Methods: Twenty pairs of fresh matched cadaver humeri of patients older than 65 years old were harvested. DEXA scans of the right forearm from each pair were obtained. Osteotomies were performed to simulate comminuted supracondylar humerus fracture with intercondylar split (OTA 13-C2.3). The specimens were then randomly assigned to locking or non-locking plate fixation.

Ten paired specimens were tested in simulated extension and the remaining ten were tested axially.

Fragment motion relative to the humeral shaft was measured using kinematic analysis at the fracture gap.

Differences in resultant fragment translations and rotations between fixation groups were checked for significance (p< 0.05) using a one-tailed paired t-test.

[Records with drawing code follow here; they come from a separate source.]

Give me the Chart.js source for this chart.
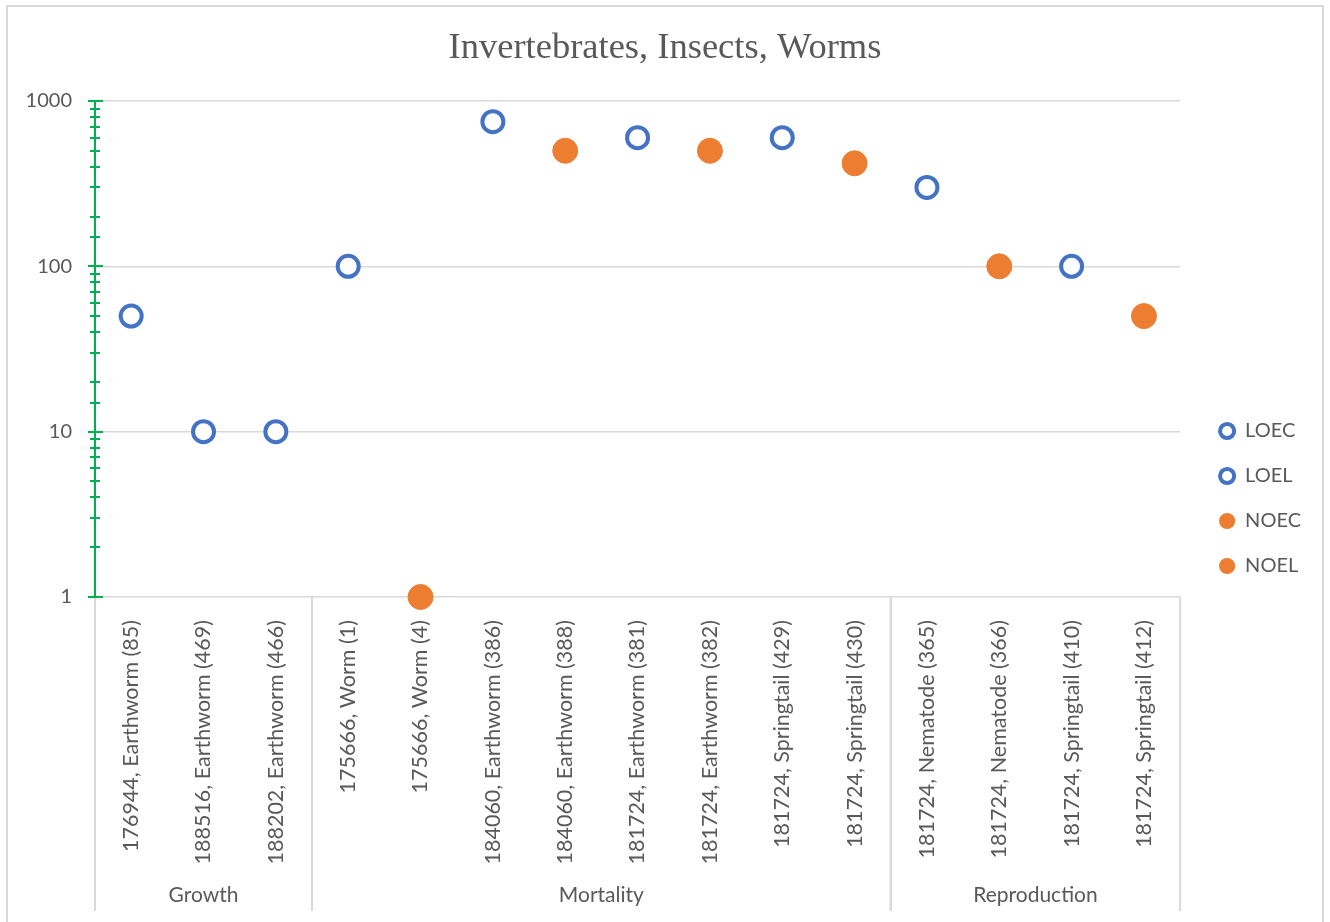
<!DOCTYPE html>
<html>
<head>
<meta charset="utf-8">
<script src="https://cdn.jsdelivr.net/npm/chart.js@4/dist/chart.umd.min.js"></script>
<style>
    html, body { margin: 0; padding: 0; background: #fff; }
    #wrap { width: 1330px; height: 922px; }
</style>
</head>
<body>
<div id="wrap"><canvas id="chart" width="1330" height="922"></canvas></div>
<script>
const categories = [
    '176944, Earthworm (85)', '188516, Earthworm (469)', '188202, Earthworm (466)',
    '175666, Worm (1)', '175666, Worm (4)', '184060, Earthworm (386)', '184060, Earthworm (388)',
    '181724, Earthworm (381)', '181724, Earthworm (382)', '181724, Springtail (429)', '181724, Springtail (430)',
    '181724, Nematode (365)', '181724, Nematode (366)', '181724, Springtail (410)', '181724, Springtail (412)'
];
const groups = ['Growth', 'Mortality', 'Reproduction'];
const groupSizes = [3, 8, 4];

const loec = [50, 10, 10, null, null, 750, null, 600, null, 600, null, 300, null, 100, null];
const loel = [null, null, null, 100, null, null, null, null, null, null, null, null, null, null, null];
const noec = [null, null, null, null, null, null, 500, null, 500, null, 420, null, 100, null, 50];
const noel = [null, null, null, null, 1, null, null, null, null, null, null, null, null, null, null];

const yTicks = [1, 10, 100, 1000];

const BLUE = '#4472C4';
const ORANGE = '#ED7D31';
const TEXT = '#595959';
const LINE = '#d9d9d9';
const GREEN = '#00B050';

function isMajor(v) {
    return yTicks.indexOf(v) !== -1;
}

function ring(label, data) {
    return {
        label: label, data: data, showLine: false, clip: false,
        pointStyle: 'circle', pointRadius: 10.5, pointBorderWidth: 4,
        pointBorderColor: BLUE, pointBackgroundColor: '#ffffff',
        borderColor: BLUE, backgroundColor: '#ffffff'
    };
}

function dot(label, data) {
    return {
        label: label, data: data, showLine: false, clip: false,
        pointStyle: 'circle', pointRadius: 12.5, pointBorderWidth: 1,
        pointBorderColor: ORANGE, pointBackgroundColor: ORANGE,
        borderColor: ORANGE, backgroundColor: ORANGE
    };
}

// frame, title, green axis, group labels
const decorations = {
    id: 'decorations',
    beforeDraw(chart) {
        const ctx = chart.ctx;
        ctx.save();
        ctx.strokeStyle = LINE;
        ctx.lineWidth = 2;
        ctx.strokeRect(7, 6, 1316, 1000);
        ctx.fillStyle = TEXT;
        ctx.font = '36.5px "Liberation Serif"';
        ctx.textAlign = 'center';
        ctx.textBaseline = 'alphabetic';
        ctx.fillText('Invertebrates, Insects, Worms', 665, 58);
        ctx.restore();
    },
    beforeDatasetsDraw(chart) {
        const ctx = chart.ctx;
        const area = chart.chartArea;
        const x = chart.scales.x;
        const y = chart.scales.y;
        const step = x.getPixelForValue(1) - x.getPixelForValue(0);

        ctx.save();
        // group separators and labels
        ctx.strokeStyle = LINE;
        ctx.lineWidth = 2;
        ctx.fillStyle = TEXT;
        ctx.font = '21px Lato';
        ctx.textAlign = 'center';
        ctx.textBaseline = 'middle';
        let start = 0;
        groups.forEach((g, i) => {
            const left = x.getPixelForValue(start) - step / 2;
            const right = x.getPixelForValue(start + groupSizes[i] - 1) + step / 2;
            ctx.beginPath();
            ctx.moveTo(left, area.bottom);
            ctx.lineTo(left, 911);
            ctx.moveTo(right, area.bottom);
            ctx.lineTo(right, 911);
            ctx.stroke();
            ctx.fillText(g, (left + right) / 2, 895);
            start += groupSizes[i];
        });

        // green value axis with major and minor ticks
        ctx.strokeStyle = GREEN;
        ctx.lineWidth = 2;
        ctx.beginPath();
        ctx.moveTo(area.left, area.top);
        ctx.lineTo(area.left, area.bottom);
        y.ticks.forEach(t => {
            const py = Math.round(y.getPixelForValue(t.value));
            const len = isMajor(t.value) ? 7 : 5;
            ctx.moveTo(area.left - len, py);
            ctx.lineTo(area.left + len + (isMajor(t.value) ? 1 : 0), py);
        });
        ctx.stroke();
        ctx.restore();
    }
};

const chart = new Chart(document.getElementById('chart'), {
    type: 'line',
    data: {
        labels: categories,
        datasets: [ring('LOEC', loec), ring('LOEL', loel), dot('NOEC', noec), dot('NOEL', noel)]
    },
    plugins: [decorations],
    options: {
        responsive: false,
        animation: false,
        layout: { padding: { top: 101, right: 19, bottom: 26, left: 0 } },
        plugins: {
            title: { display: false },
            tooltip: { enabled: false },
            legend: {
                position: 'right',
                labels: {
                    usePointStyle: true,
                    boxWidth: 16,
                    boxHeight: 10,
                    padding: 25,
                    color: TEXT,
                    font: { family: 'Lato', size: 20 },
                    generateLabels(c) {
                        const items = Chart.defaults.plugins.legend.labels.generateLabels(c);
                        items.forEach(it => {
                            it.lineWidth = it.text.startsWith('LO') ? 4 : 2;
                        });
                        return items;
                    }
                }
            }
        },
        scales: {
            x: {
                type: 'category',
                offset: true,
                grid: { display: false },
                border: { display: false },
                ticks: {
                    autoSkip: false,
                    minRotation: 90,
                    maxRotation: 90,
                    padding: 15,
                    color: TEXT,
                    font: { family: 'Lato', size: 21.5 }
                },
                afterFit(s) { s.height = 299; }
            },
            y: {
                type: 'logarithmic',
                min: 1,
                max: 1000,
                border: { display: false },
                grid: {
                    drawTicks: false,
                    lineWidth: 1.5,
                    color: c => (c.tick && isMajor(c.tick.value)) ? LINE : 'rgba(0,0,0,0)'
                },
                ticks: {
                    autoSkip: false,
                    padding: 23,
                    color: TEXT,
                    font: { family: 'Lato', size: 20 },
                    callback: v => isMajor(v) ? String(v) : ''
                },
                afterFit(s) { s.width = 95; }
            },
            y2: {
                position: 'right',
                display: true,
                grid: { display: false },
                border: { display: false },
                ticks: { display: false },
                afterFit(s) { s.width = 14; }
            }
        }
    }
});
</script>
</body>
</html>
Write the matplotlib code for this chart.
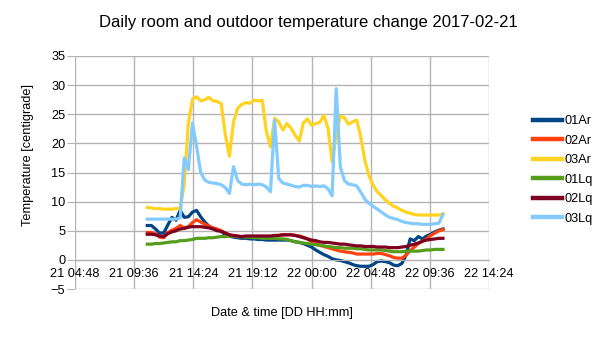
import matplotlib
matplotlib.use("Agg")
import matplotlib.pyplot as plt
import matplotlib.dates as mdates
import pandas as pd

plt.rcParams['font.family'] = ['Liberation Sans', 'DejaVu Sans']

# 20-minute readings, 2017-02-21 10:40 .. 2017-02-22 10:40
times = pd.date_range('2017-02-21 10:40', periods=73, freq='20min')

ar01 = [5.9, 5.9, 5.3, 4.6, 4.6, 6.0, 7.3, 6.8, 8.5, 7.3, 7.4, 8.2, 8.5, 7.4, 6.5, 5.8,
        5.4, 5.2, 4.9, 4.3, 4.1, 3.9, 3.8, 3.7, 3.7, 3.6, 3.6, 3.5, 3.5, 3.4, 3.4, 3.4,
        3.4, 3.4, 3.4, 3.3, 3.1, 3.0, 2.8, 2.5, 2.2, 1.7, 1.3, 0.9, 0.6, 0.2, 0.0, -0.1,
        -0.3, -0.5, -0.8, -1.0, -1.1, -1.1, -1.1, -0.8, -0.3, -0.2, -0.3, -0.5, -0.9, -1.0,
        -0.6, 0.8, 3.6, 3.3, 4.0, 3.6, 4.1, 4.4, 4.8, 5.1, 5.3]
ar02 = [4.7, 4.7, 4.5, 3.9, 3.8, 4.7, 5.1, 5.4, 5.9, 5.5, 5.7, 6.4, 6.9, 6.5, 6.1, 5.8,
        5.5, 5.3, 5.0, 4.6, 4.3, 4.1, 4.0, 4.0, 4.0, 4.0, 4.0, 4.0, 4.0, 4.0, 4.0, 4.1,
        4.2, 4.3, 4.3, 4.3, 4.2, 4.1, 3.9, 3.6, 3.1, 2.8, 2.5, 2.3, 2.1, 1.9, 1.7, 1.5,
        1.4, 1.3, 1.2, 1.0, 1.0, 1.0, 1.0, 1.0, 1.1, 1.1, 0.9, 0.7, 0.4, 0.3, 0.3, 0.8,
        1.6, 2.2, 2.8, 3.2, 3.6, 4.2, 4.6, 5.0, 5.2]
ar03 = [9.0, 8.9, 8.8, 8.8, 8.7, 8.7, 8.7, 8.8, 8.8, 13.0, 23.5, 27.6, 28.0, 27.3, 27.5, 27.9,
        27.3, 27.2, 26.8, 21.5, 17.8, 23.7, 26.0, 26.7, 27.0, 26.9, 27.4, 27.3, 27.4, 22.0, 19.4, 24.3,
        23.7, 22.3, 23.4, 22.6, 21.4, 20.4, 23.5, 24.2, 23.1, 23.4, 23.6, 24.8, 22.6, 16.8, 21.5, 24.7,
        24.4, 23.3, 23.7, 24.0, 21.0, 17.0, 14.4, 12.8, 11.7, 11.0, 10.3, 9.7, 9.2, 8.9, 8.5, 8.2,
        8.0, 7.8, 7.7, 7.7, 7.7, 7.7, 7.7, 7.7, 7.9]
lq01 = [2.7, 2.7, 2.8, 2.8, 2.9, 3.0, 3.1, 3.1, 3.3, 3.3, 3.4, 3.5, 3.7, 3.7, 3.7, 3.8,
        3.8, 3.9, 4.0, 4.0, 4.1, 4.1, 4.0, 4.0, 3.9, 3.9, 3.8, 3.8, 3.7, 3.7, 3.7, 3.7,
        3.6, 3.6, 3.5, 3.3, 3.1, 3.0, 2.9, 2.8, 2.7, 2.6, 2.5, 2.4, 2.3, 2.2, 2.1, 2.1,
        2.0, 2.0, 2.0, 1.9, 1.9, 1.8, 1.7, 1.7, 1.7, 1.7, 1.6, 1.5, 1.4, 1.4, 1.4, 1.5,
        1.5, 1.5, 1.5, 1.6, 1.7, 1.7, 1.8, 1.8, 1.8]
lq02 = [4.4, 4.4, 4.3, 4.1, 4.0, 4.5, 4.8, 5.0, 5.3, 5.4, 5.6, 5.7, 5.7, 5.7, 5.6, 5.5,
        5.3, 5.0, 4.9, 4.6, 4.3, 4.2, 4.1, 4.0, 4.1, 4.1, 4.1, 4.1, 4.1, 4.1, 4.1, 4.2,
        4.2, 4.3, 4.3, 4.3, 4.2, 4.0, 3.8, 3.6, 3.4, 3.3, 3.1, 3.0, 3.0, 2.9, 2.8, 2.7,
        2.7, 2.6, 2.5, 2.4, 2.4, 2.3, 2.3, 2.3, 2.2, 2.2, 2.2, 2.1, 2.1, 2.1, 2.2, 2.3,
        2.5, 2.7, 2.9, 3.2, 3.4, 3.5, 3.6, 3.7, 3.7]
lq03 = [7.0, 7.0, 7.0, 7.0, 7.0, 7.0, 7.0, 7.0, 7.2, 17.5, 15.5, 23.5, 19.5, 15.0, 13.7, 13.3,
        13.2, 13.1, 12.9, 12.4, 11.4, 16.0, 13.6, 13.0, 12.9, 13.0, 12.9, 13.0, 12.9, 12.5, 11.7, 24.0,
        14.0, 13.2, 13.0, 12.8, 12.6, 12.5, 12.8, 12.8, 12.6, 12.7, 12.6, 12.7, 12.2, 11.0, 29.4, 16.0,
        13.6, 13.0, 12.9, 12.7, 11.6, 10.4, 9.7, 9.2, 8.7, 8.2, 7.7, 7.3, 7.1, 6.9, 6.6, 6.4,
        6.3, 6.2, 6.2, 6.1, 6.1, 6.1, 6.2, 6.3, 7.8]

series_names = ['01Ar', '02Ar', '03Ar', '01Lq', '02Lq', '03Lq']
series_colors = ['#004586', '#ff420e', '#ffd320', '#579d1c', '#7e0021', '#83caff']
series_values = [ar01, ar02, ar03, lq01, lq02, lq03]

x_ticks = pd.date_range('2017-02-21 04:48', '2017-02-22 14:24', freq='288min')
y_ticks = list(range(-5, 36, 5))

fig = plt.figure(figsize=(6.05, 3.4), dpi=100)
ax = fig.add_axes([75 / 605, 51 / 340, 414 / 605, 233 / 340])

for name, color, vals in zip(series_names, series_colors, series_values):
    ax.plot(times, vals, color=color, lw=2.3, label=name, solid_joinstyle='round')

ax.set_xlim(x_ticks[0], x_ticks[-1])
ax.set_ylim(-5, 35)
ax.set_xticks(x_ticks)
ax.set_yticks(y_ticks)
ax.xaxis.set_major_formatter(mdates.DateFormatter('%d %H:%M'))

ax.grid(True, color='#b3b3b3', lw=1.0)
ax.set_axisbelow(True)
for side in ['top', 'right', 'left']:
    ax.spines[side].set_visible(False)
ax.spines['bottom'].set_position(('data', 0))
ax.spines['bottom'].set_color('#b3b3b3')
ax.tick_params(axis='x', length=0, pad=6, labelsize=9.2)
ax.tick_params(axis='y', length=6, color='#b3b3b3', pad=1, labelsize=9.2)

fig.text(308 / 605, 1 - 22 / 340, 'Daily room and outdoor temperature change 2017-02-21',
         ha='center', va='center', fontsize=12)
fig.text(282 / 605, 1 - 313 / 340, 'Date & time [DD HH:mm]', ha='center', va='center', fontsize=9.2)
fig.text(28 / 605, 1 - 155 / 340, 'Temperature [centigrade]', ha='center', va='center',
         rotation=90, fontsize=9.2)

leg = fig.legend(loc='center left', bbox_to_anchor=(533 / 605, 1 - 170 / 340), frameon=False,
                 borderpad=0, borderaxespad=0, handlelength=2.3, handletextpad=0.15,
                 labelspacing=0.58, fontsize=9.2)
for line in leg.get_lines():
    line.set_linewidth(3.2)

fig.savefig('out.png', dpi=100)
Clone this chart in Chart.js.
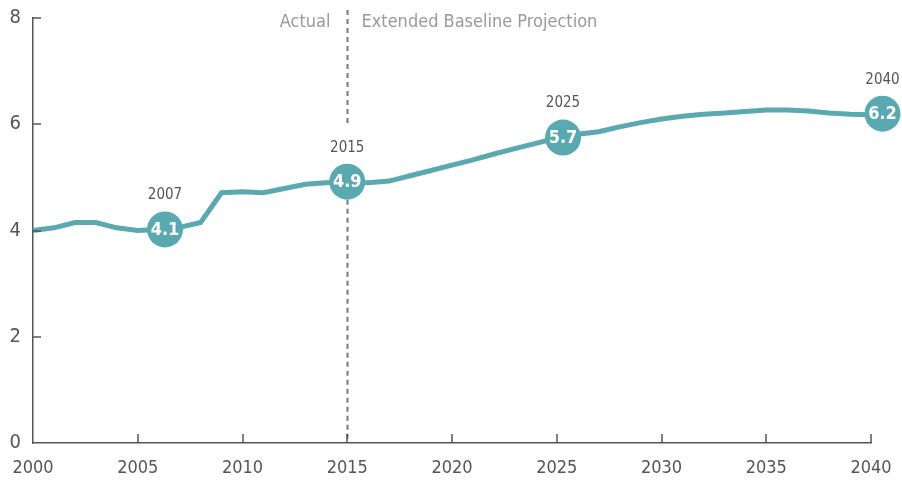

Differences in cycles to failure were checked for significance using a Wilcoxon signed rank test.

Results: On average, during extension tests, the humeri with locking plate fixation did not survive significantly more cycles (4352) than with non-locking (4755) plate fixation. There was no significant difference in fragment translation between locking (0.8 mm) and non-locking (1.7 mm) plates. However, there was a significant difference in fragment rotation between locking (2.8 degrees) and non-locking (3.9 degrees) fixations.

On axial testing, the humeri with locking plates on average survived more loading cycles (4072) than those with non-locking plate fixation (2115), but the difference was not significant. Mean translation for locking plate fixation (3.6 mm) was significantly less than for non-locking plate fixation (5.7 mm) and mean fragment rotation was significantly less for locking plate fixation (13.3 degrees) than for non-locking plate fixation (17.8 degrees).

Conclusions: The results of this study demonstrated that the fixed-angle 3.5 mm locking plate constructs for comminuted intercondylar humerus fractures reduced fracture site motion, sometimes significantly so, relative to the non-locking constructs in osteoporotic bone. The potential benefit of increased fixation survivability and decreased fracture site motion in osteoporotic bone needs to be evaluated clinically.